IIS 5 & IIS 6
secure outbound traffic on a locally hosted windows server 2012 r2 sm...
Last post May 22, 2018 07:33 AM by deepakpanchal10
May 18, 2018 08:37 PM|dwtoonage|LINK
IIS 6.0 is configured on my on-premise SMTP relay. How can I secure the outbound traffic? Keep in mind it is Windows Server 2012 r2. I am aware IIS 6.0 is deprecated. the smtp virtual server properties, Access tab, "connection control" is set to allow an
ip address within a given subnet. loop back ip and server ip itself. Relay restrictions is set to allow ip addresses which consists of email alerts from devices/scan to email/production reports.

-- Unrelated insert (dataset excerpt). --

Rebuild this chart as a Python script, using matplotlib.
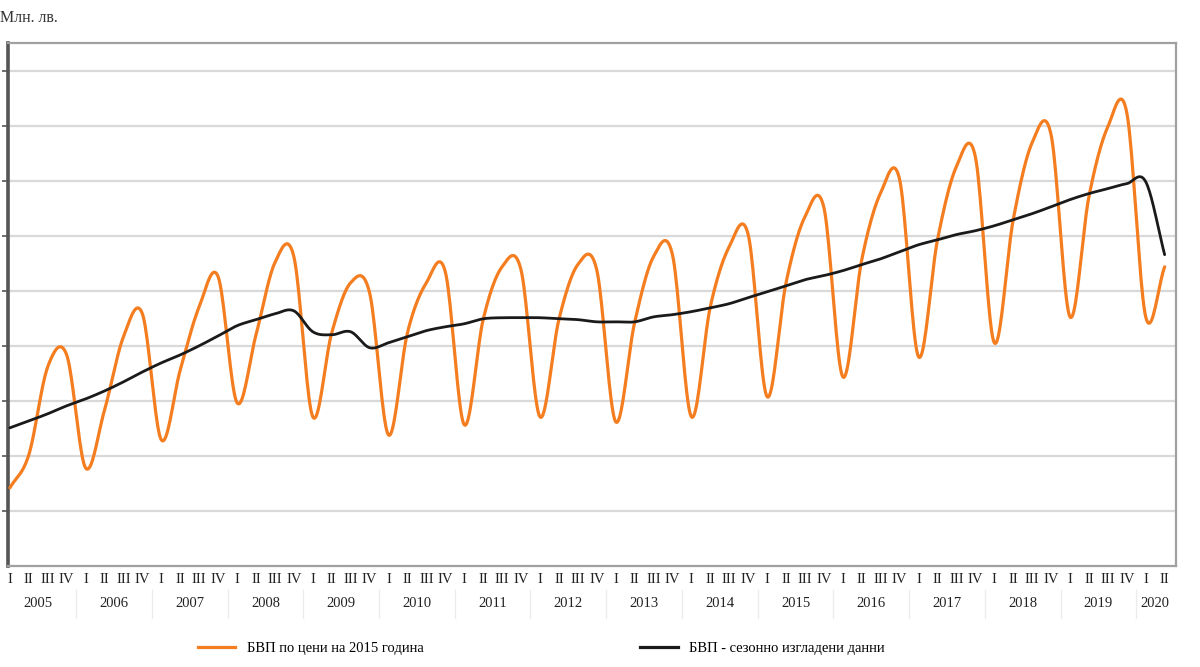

I created a self signed certificate and this enabled me to check or uncheck "require TLS encryption" in the secure communication section. This leads me to believe that the above devices will need to send as encrypted transmission else access is denied. Am
I correct or overthinking?
The delivery tab, outbound security is set to Anonymous access and TLS encryption is selected. advanced delivery is set to 15hops, masquerade domain , fqdn, and smart host info.

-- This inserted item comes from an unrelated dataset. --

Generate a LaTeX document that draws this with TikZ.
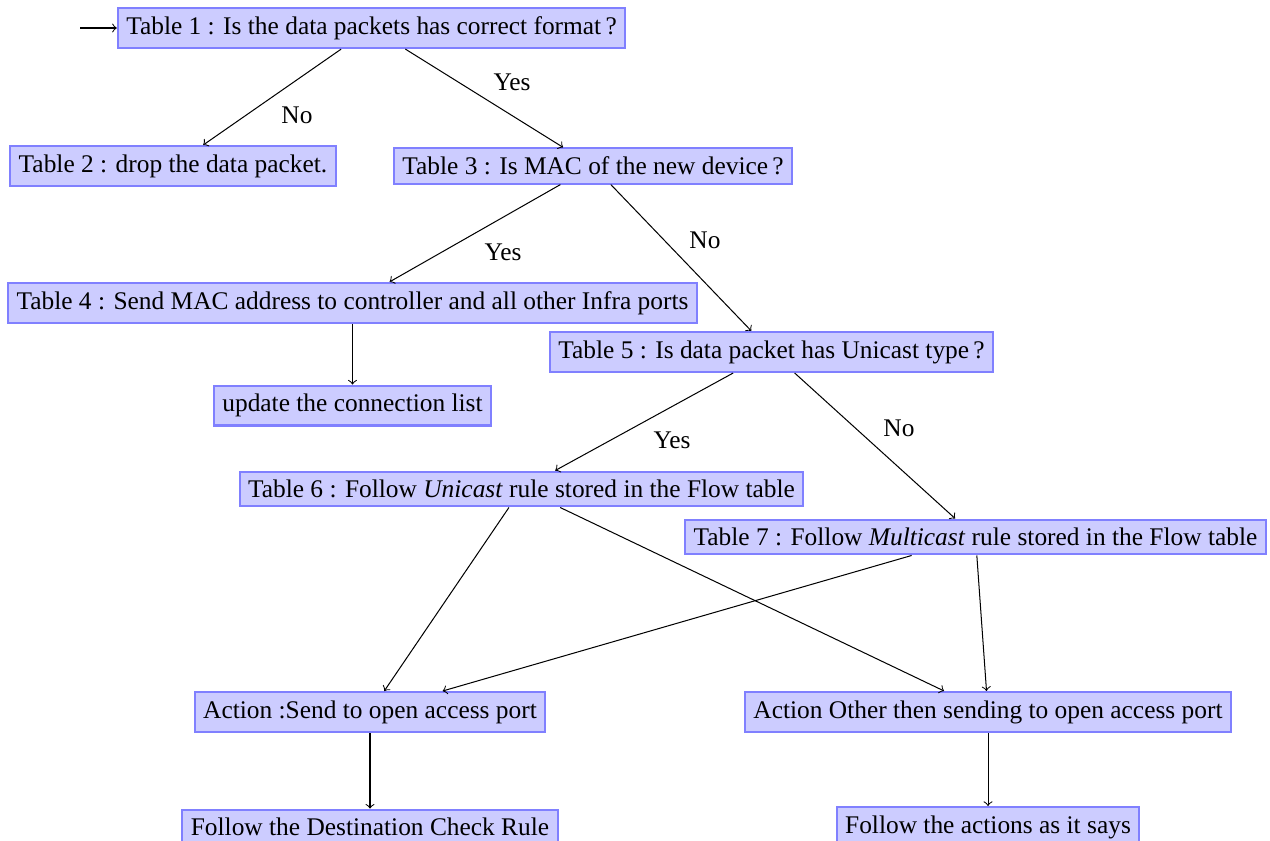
\documentclass[tikz,border=0pt]{standalone}
\usepackage{fontspec}
\setmainfont{Liberation Serif}
\begin{document}
\begin{tikzpicture}[x=0.3937pt,y=-0.3937pt,
  box/.style={draw=blue!50,fill=blue!20,thick,font=\fontsize{10}{12}\selectfont},
  lbl/.style={font=\fontsize{10}{12}\selectfont},
  >=to]
\useasboundingbox (0,0) rectangle (1270,841);

% decision tables
\node[box] (t1) at (371.5,28) {Table 1 : Is the data packets has correct format\,?};
\node[box] (t2) at (173,166) {Table 2 : drop the data packet.};
\node[box] (t3) at (593,166) {Table 3 : Is MAC of the new device\,?};
\node[box] (t4) at (352.5,303) {Table 4 : Send MAC address to controller and all other Infra ports};
\node[box] (upd) at (352.5,405.5) {update the connection list};
\node[box] (t5) at (771.5,352) {Table 5 : Is data packet has Unicast type\,?};
\node[box] (t6) at (521.5,489) {Table 6 : Follow \textit{Unicast} rule stored in the Flow table};
\node[box] (t7) at (975.5,537) {Table 7 : Follow \textit{Multicast} rule stored in the Flow table};

% actions
\node[box] (a1) at (370,712) {Action :Send to open access port};
\node[box] (a2) at (988,712) {Action Other then sending to open access port};
\node[box] (f1) at (370,827) {Follow the Destination Check Rule};
\node[box] (f2) at (988,827) {Follow the actions as it says};

% entry
\coordinate (start) at (80,28);
\draw[->] (start) -- (t1.west);

% branches
\draw[->] (t1) -- (t2);
\draw[->] (t1) -- (t3);
\draw[->] (t3) -- (t4);
\draw[->] (t3) -- (t5);
\draw[->] (t4) -- (upd);
\draw[->] (t5) -- (t6);
\draw[->] (t5) -- (t7);
\draw[->] (t6) -- (a1);
\draw[->] (t6) -- (a2);
\draw[->] (t7) -- (a1);
\draw[->] (t7) -- (a2);
\draw[->] (a1) -- (f1);
\draw[->] (a2) -- (f2);

% branch labels
\node[lbl] (n1) at (297,115) {No};
\node[lbl] (y1) at (512,82) {Yes};
\node[lbl] (y2) at (503,252) {Yes};
\node[lbl] (n2) at (705,240) {No};
\node[lbl] (y3) at (672,440) {Yes};
\node[lbl] (n3) at (899,428) {No};
\end{tikzpicture}
\end{document}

we use office365 and have a connector configured. i am trying to secure the outbound traffic that transmits over the internet: see screenshot link
May 22, 2018 07:33 AM|deepakpanchal10|LINK
You had mentioned that,"I created a self signed certificate and this enabled me to check or uncheck "require TLS encryption" in the secure communication section.This leads me to believe that the above devices will need to send as encrypted
transmission else access is denied."
Based on my search results,
Transport Layer Security (TLS), and SSL that came before TLS, are cryptographic protocols that secure communication over a network by using security certificates to encrypt a connection between computers. TLS supersedes Secure Sockets Layer
(SSL) and is often referred to as SSL 3.1. For Exchange Online, we use TLS to encrypt the connections between our Exchange servers and the connections between our Exchange servers and other servers such as your on-premises Exchange servers or your recipients’
mail servers. Once the connection is encrypted, all data sent through that connection is sent through the encrypted channel. However, if you forward a message that was sent through a TLS-encrypted connection, that message isn't necessarily encrypted. This
is because, in simple terms, TLS doesn’t encrypt the message, just the connection.